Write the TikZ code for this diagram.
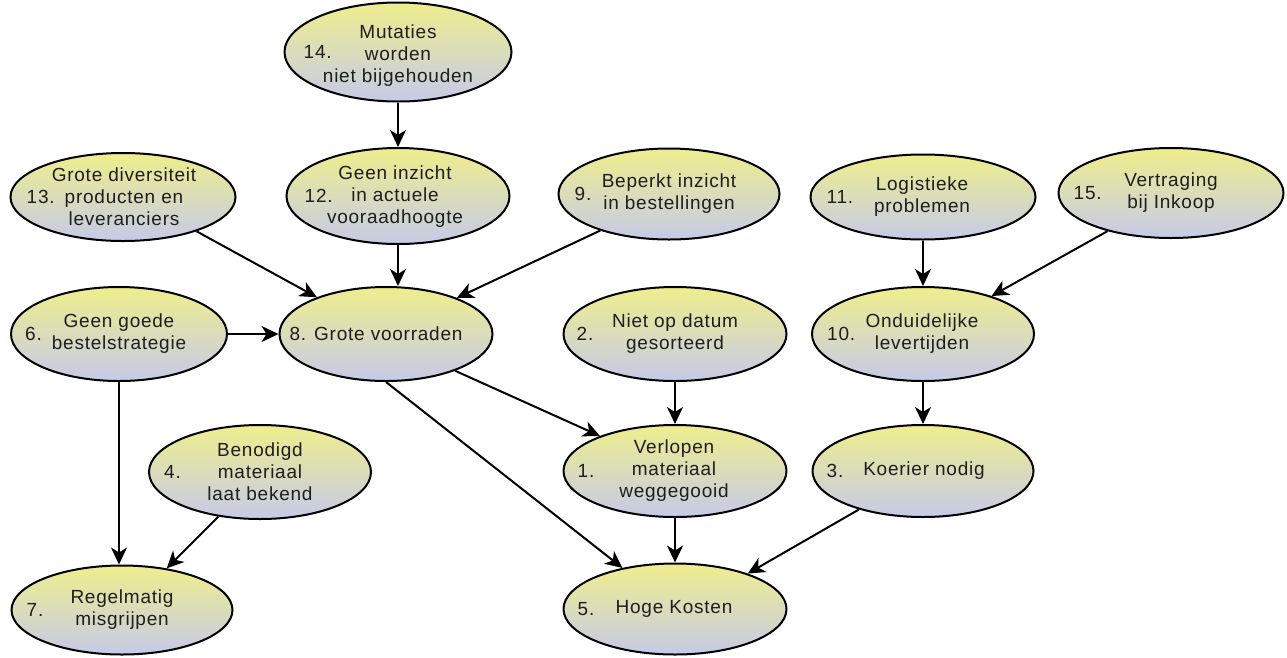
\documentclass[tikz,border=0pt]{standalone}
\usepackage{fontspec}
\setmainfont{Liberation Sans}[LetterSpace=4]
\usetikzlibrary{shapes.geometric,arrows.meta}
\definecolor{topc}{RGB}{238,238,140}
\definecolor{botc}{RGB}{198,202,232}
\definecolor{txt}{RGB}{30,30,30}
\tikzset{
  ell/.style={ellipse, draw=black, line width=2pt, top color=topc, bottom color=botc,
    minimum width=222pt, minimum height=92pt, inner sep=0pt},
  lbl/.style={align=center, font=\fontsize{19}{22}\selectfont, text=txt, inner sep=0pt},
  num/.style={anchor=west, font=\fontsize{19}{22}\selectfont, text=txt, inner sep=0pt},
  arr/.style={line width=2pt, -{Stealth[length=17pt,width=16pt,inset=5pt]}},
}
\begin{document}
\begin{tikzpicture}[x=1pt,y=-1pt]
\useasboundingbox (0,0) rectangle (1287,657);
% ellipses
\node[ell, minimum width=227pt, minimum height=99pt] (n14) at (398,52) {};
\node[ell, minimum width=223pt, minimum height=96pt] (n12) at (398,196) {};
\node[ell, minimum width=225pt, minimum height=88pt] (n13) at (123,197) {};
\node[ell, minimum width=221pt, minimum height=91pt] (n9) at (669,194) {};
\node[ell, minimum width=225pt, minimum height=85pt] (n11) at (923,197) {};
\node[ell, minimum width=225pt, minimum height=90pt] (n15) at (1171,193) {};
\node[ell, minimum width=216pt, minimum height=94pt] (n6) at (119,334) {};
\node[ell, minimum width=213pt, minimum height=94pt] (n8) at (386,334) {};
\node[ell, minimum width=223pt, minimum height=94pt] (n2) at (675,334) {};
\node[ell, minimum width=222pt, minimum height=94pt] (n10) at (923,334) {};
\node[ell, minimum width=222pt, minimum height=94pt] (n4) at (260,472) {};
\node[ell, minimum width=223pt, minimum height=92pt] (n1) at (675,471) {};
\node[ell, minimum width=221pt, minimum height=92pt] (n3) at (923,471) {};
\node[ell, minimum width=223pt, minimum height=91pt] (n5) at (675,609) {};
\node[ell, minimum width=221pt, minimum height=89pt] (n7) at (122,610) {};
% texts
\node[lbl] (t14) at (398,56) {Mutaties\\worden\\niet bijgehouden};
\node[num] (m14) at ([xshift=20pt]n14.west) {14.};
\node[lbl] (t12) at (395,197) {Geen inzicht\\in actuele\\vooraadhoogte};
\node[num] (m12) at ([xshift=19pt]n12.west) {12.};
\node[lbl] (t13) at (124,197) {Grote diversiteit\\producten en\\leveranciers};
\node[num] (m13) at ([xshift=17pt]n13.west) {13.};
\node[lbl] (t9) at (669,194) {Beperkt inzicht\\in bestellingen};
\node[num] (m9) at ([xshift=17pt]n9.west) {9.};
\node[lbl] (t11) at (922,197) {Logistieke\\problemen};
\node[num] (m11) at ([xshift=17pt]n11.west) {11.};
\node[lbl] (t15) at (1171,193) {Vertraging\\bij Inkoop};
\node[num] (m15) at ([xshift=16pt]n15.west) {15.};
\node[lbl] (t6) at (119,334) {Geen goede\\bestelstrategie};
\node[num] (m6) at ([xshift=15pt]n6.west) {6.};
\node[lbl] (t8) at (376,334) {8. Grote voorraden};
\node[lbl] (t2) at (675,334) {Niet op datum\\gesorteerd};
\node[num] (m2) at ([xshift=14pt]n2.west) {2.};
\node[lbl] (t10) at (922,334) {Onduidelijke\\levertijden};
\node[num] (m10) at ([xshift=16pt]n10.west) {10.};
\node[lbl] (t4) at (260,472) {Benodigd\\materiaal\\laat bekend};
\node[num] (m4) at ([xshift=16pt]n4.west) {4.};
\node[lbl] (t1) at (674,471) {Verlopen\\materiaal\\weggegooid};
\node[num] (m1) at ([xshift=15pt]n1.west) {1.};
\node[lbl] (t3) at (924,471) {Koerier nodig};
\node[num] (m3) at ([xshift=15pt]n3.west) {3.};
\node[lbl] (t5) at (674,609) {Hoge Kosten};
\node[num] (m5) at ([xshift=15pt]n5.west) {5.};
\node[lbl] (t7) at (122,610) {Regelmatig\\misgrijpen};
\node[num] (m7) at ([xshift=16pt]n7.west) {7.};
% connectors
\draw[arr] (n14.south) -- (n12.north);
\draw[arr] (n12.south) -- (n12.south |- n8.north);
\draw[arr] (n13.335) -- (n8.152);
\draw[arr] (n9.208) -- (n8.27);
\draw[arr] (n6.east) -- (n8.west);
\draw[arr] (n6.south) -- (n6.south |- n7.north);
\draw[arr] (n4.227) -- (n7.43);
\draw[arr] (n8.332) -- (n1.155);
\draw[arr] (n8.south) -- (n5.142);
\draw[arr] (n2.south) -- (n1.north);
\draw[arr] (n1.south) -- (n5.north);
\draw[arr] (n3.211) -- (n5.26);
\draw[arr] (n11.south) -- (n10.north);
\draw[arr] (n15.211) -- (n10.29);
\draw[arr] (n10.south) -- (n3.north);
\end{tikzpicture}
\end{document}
------------------------------------------------------------
TASK PROMPT ::
Repeat the data exactly, excluding the pictures.

TASK ANSWER ::
Write the TikZ code for this diagram.
\documentclass[tikz,border=0pt]{standalone}
\usepackage{fontspec}
\setmainfont{Liberation Sans}[LetterSpace=4]
\usetikzlibrary{shapes.geometric,arrows.meta}
\definecolor{topc}{RGB}{238,238,140}
\definecolor{botc}{RGB}{198,202,232}
\definecolor{txt}{RGB}{30,30,30}
\tikzset{
  ell/.style={ellipse, draw=black, line width=2pt, top color=topc, bottom color=botc,
    minimum width=222pt, minimum height=92pt, inner sep=0pt},
  lbl/.style={align=center, font=\fontsize{19}{22}\selectfont, text=txt, inner sep=0pt},
  num/.style={anchor=west, font=\fontsize{19}{22}\selectfont, text=txt, inner sep=0pt},
  arr/.style={line width=2pt, -{Stealth[length=17pt,width=16pt,inset=5pt]}},
}
\begin{document}
\begin{tikzpicture}[x=1pt,y=-1pt]
\useasboundingbox (0,0) rectangle (1287,657);
% ellipses
\node[ell, minimum width=227pt, minimum height=99pt] (n14) at (398,52) {};
\node[ell, minimum width=223pt, minimum height=96pt] (n12) at (398,196) {};
\node[ell, minimum width=225pt, minimum height=88pt] (n13) at (123,197) {};
\node[ell, minimum width=221pt, minimum height=91pt] (n9) at (669,194) {};
\node[ell, minimum width=225pt, minimum height=85pt] (n11) at (923,197) {};
\node[ell, minimum width=225pt, minimum height=90pt] (n15) at (1171,193) {};
\node[ell, minimum width=216pt, minimum height=94pt] (n6) at (119,334) {};
\node[ell, minimum width=213pt, minimum height=94pt] (n8) at (386,334) {};
\node[ell, minimum width=223pt, minimum height=94pt] (n2) at (675,334) {};
\node[ell, minimum width=222pt, minimum height=94pt] (n10) at (923,334) {};
\node[ell, minimum width=222pt, minimum height=94pt] (n4) at (260,472) {};
\node[ell, minimum width=223pt, minimum height=92pt] (n1) at (675,471) {};
\node[ell, minimum width=221pt, minimum height=92pt] (n3) at (923,471) {};
\node[ell, minimum width=223pt, minimum height=91pt] (n5) at (675,609) {};
\node[ell, minimum width=221pt, minimum height=89pt] (n7) at (122,610) {};
% texts
\node[lbl] (t14) at (398,56) {Mutaties\\worden\\niet bijgehouden};
\node[num] (m14) at ([xshift=20pt]n14.west) {14.};
\node[lbl] (t12) at (395,197) {Geen inzicht\\in actuele\\vooraadhoogte};
\node[num] (m12) at ([xshift=19pt]n12.west) {12.};
\node[lbl] (t13) at (124,197) {Grote diversiteit\\producten en\\leveranciers};
\node[num] (m13) at ([xshift=17pt]n13.west) {13.};
\node[lbl] (t9) at (669,194) {Beperkt inzicht\\in bestellingen};
\node[num] (m9) at ([xshift=17pt]n9.west) {9.};
\node[lbl] (t11) at (922,197) {Logistieke\\problemen};
\node[num] (m11) at ([xshift=17pt]n11.west) {11.};
\node[lbl] (t15) at (1171,193) {Vertraging\\bij Inkoop};
\node[num] (m15) at ([xshift=16pt]n15.west) {15.};
\node[lbl] (t6) at (119,334) {Geen goede\\bestelstrategie};
\node[num] (m6) at ([xshift=15pt]n6.west) {6.};
\node[lbl] (t8) at (376,334) {8. Grote voorraden};
\node[lbl] (t2) at (675,334) {Niet op datum\\gesorteerd};
\node[num] (m2) at ([xshift=14pt]n2.west) {2.};
\node[lbl] (t10) at (922,334) {Onduidelijke\\levertijden};
\node[num] (m10) at ([xshift=16pt]n10.west) {10.};
\node[lbl] (t4) at (260,472) {Benodigd\\materiaal\\laat bekend};
\node[num] (m4) at ([xshift=16pt]n4.west) {4.};
\node[lbl] (t1) at (674,471) {Verlopen\\materiaal\\weggegooid};
\node[num] (m1) at ([xshift=15pt]n1.west) {1.};
\node[lbl] (t3) at (924,471) {Koerier nodig};
\node[num] (m3) at ([xshift=15pt]n3.west) {3.};
\node[lbl] (t5) at (674,609) {Hoge Kosten};
\node[num] (m5) at ([xshift=15pt]n5.west) {5.};
\node[lbl] (t7) at (122,610) {Regelmatig\\misgrijpen};
\node[num] (m7) at ([xshift=16pt]n7.west) {7.};
% connectors
\draw[arr] (n14.south) -- (n12.north);
\draw[arr] (n12.south) -- (n12.south |- n8.north);
\draw[arr] (n13.335) -- (n8.152);
\draw[arr] (n9.208) -- (n8.27);
\draw[arr] (n6.east) -- (n8.west);
\draw[arr] (n6.south) -- (n6.south |- n7.north);
\draw[arr] (n4.227) -- (n7.43);
\draw[arr] (n8.332) -- (n1.155);
\draw[arr] (n8.south) -- (n5.142);
\draw[arr] (n2.south) -- (n1.north);
\draw[arr] (n1.south) -- (n5.north);
\draw[arr] (n3.211) -- (n5.26);
\draw[arr] (n11.south) -- (n10.north);
\draw[arr] (n15.211) -- (n10.29);
\draw[arr] (n10.south) -- (n3.north);
\end{tikzpicture}
\end{document}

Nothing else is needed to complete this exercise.